Le Partenariat pour une Transition Énergétique Juste (JETP)
Les pays développés ont lancé le JETP en 2022. Ce programme vise à aider les nations comme l'Indonésie à réduire leurs émissions. Cependant, le JETP indonésien a eu du mal à identifier des projets à financer. Il n'a pas encore conclu d'accord pour fermer une centrale au charbon. En mars, l'administration Trump a retiré les États-Unis du partenariat.
Paul Butarbutar, chef du secrétariat du JETP, a déclaré qu'il s'attendait à ce que les banques occidentales proposent des prêts à faible intérêt. Jusqu'à présent, elles ne l'ont pas fait. L'argent disponible pour le retrait anticipé du charbon provient uniquement de la Banque asiatique de développement. Cet argent suffit seulement à retirer 1,7 gigawatt de capacité, soit environ 3 % de l'énergie au charbon de l'Indonésie.
La Chine ne fait pas partie du JETP. Elle n'a pas non plus abordé la question des retraits anticipés de charbon.

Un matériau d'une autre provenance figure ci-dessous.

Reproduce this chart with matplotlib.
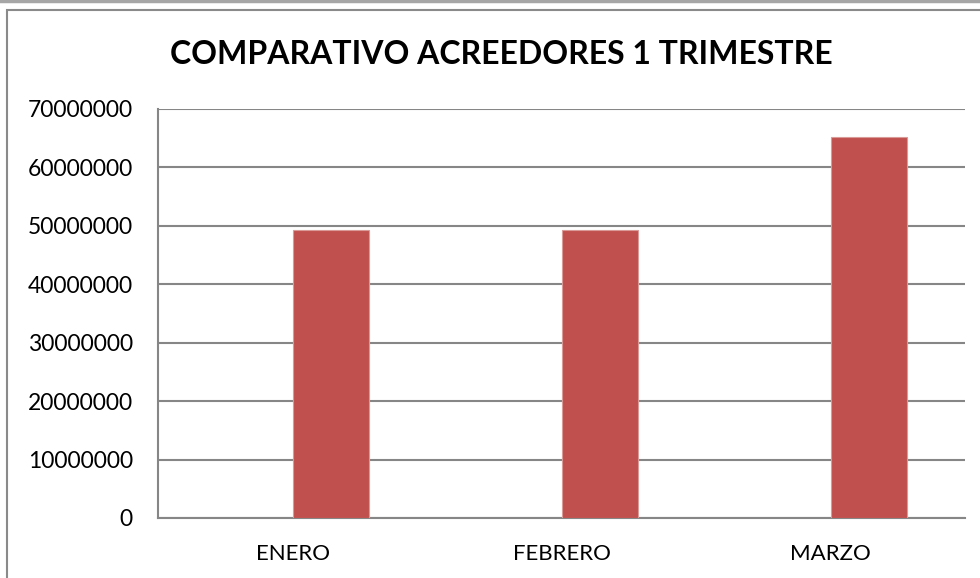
import matplotlib
matplotlib.use("Agg")
import matplotlib.pyplot as plt
from matplotlib.patches import Rectangle
from matplotlib.lines import Line2D

categories = ["ENERO", "FEBRERO", "MARZO"]
values = [49200000, 49200000, 65100000]
yticks = [0, 10000000, 20000000, 30000000, 40000000, 50000000, 60000000, 70000000]
title = "COMPARATIVO ACREEDORES 1 TRIMESTRE"

W, H = 980, 578
fig = plt.figure(figsize=(W / 100, H / 100), dpi=100)
fig.patch.set_facecolor("white")

# outer chart border (extends past right/bottom edges)
fig.add_artist(Rectangle((7 / W, -0.05), 1.1, 1 - 10 / H + 0.05, transform=fig.transFigure,
                         fill=False, edgecolor="#8a8a8a", linewidth=1.5))
fig.add_artist(Line2D([0, 1], [1 - 1.2 / H, 1 - 1.2 / H], transform=fig.transFigure,
                      color="#a6a6a6", linewidth=2.5))

left, right, top, bottom = 158, 965, 108.7, 518
ax = fig.add_axes([left / W, 1 - bottom / H, (right - left) / W, (bottom - top) / H])

x = list(range(len(categories)))
bar_w = 0.285
ax.bar(x, values, width=bar_w, align="edge", color="#C0504D",
       edgecolor="#d99a98", linewidth=0.8, zorder=3)

ax.set_xlim(-0.5, len(categories) - 0.5)
ax.set_ylim(0, 70000000)
ax.set_yticks(yticks)
ax.set_yticklabels([str(v) for v in yticks], fontsize=16.5, fontfamily="Lato")
ax.set_xticks(x)
ax.set_xticklabels(categories, fontsize=16, fontfamily="Lato")
ax.tick_params(axis="both", length=0)
ax.tick_params(axis="y", pad=18)
ax.tick_params(axis="x", pad=19)
ax.yaxis.grid(True, color="#868686", linewidth=1.5, zorder=0)
ax.set_axisbelow(True)
for s in ["top", "right"]:
    ax.spines[s].set_visible(False)
for s in ["left", "bottom"]:
    ax.spines[s].set_color("#868686")
    ax.spines[s].set_linewidth(1.5)

fig.text(501 / W, 1 - 54 / H, title, ha="center", va="center",
         fontsize=23, fontweight="bold", fontfamily="Lato")

fig.savefig("out.png", dpi=100)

Xincen Gu, de Greenpeace Asie de l'Est, a mené des discussions avec les entreprises d'État qui soutenaient les centrales au charbon à l'étranger. Les conversations échouent généralement lorsqu'il s'agit de savoir qui paiera la facture.
Heliantina a déclaré que son gouvernement serait heureux de travailler avec toute nation, banque ou philanthropie désireuse de financer le secteur énergétique et le développement industriel de l'Indonésie. Mais c'est la Chine, plus que tout autre pays, qui a construit les fonderies de nickel, les usines et les centrales électriques qui alimentent la croissance de l'Indonésie.
Le lendemain, Heliantina devait se rendre en Chine pour rencontrer des responsables gouvernementaux, discuter avec des dirigeants du secteur privé et visiter une usine de fabrication de panneaux solaires.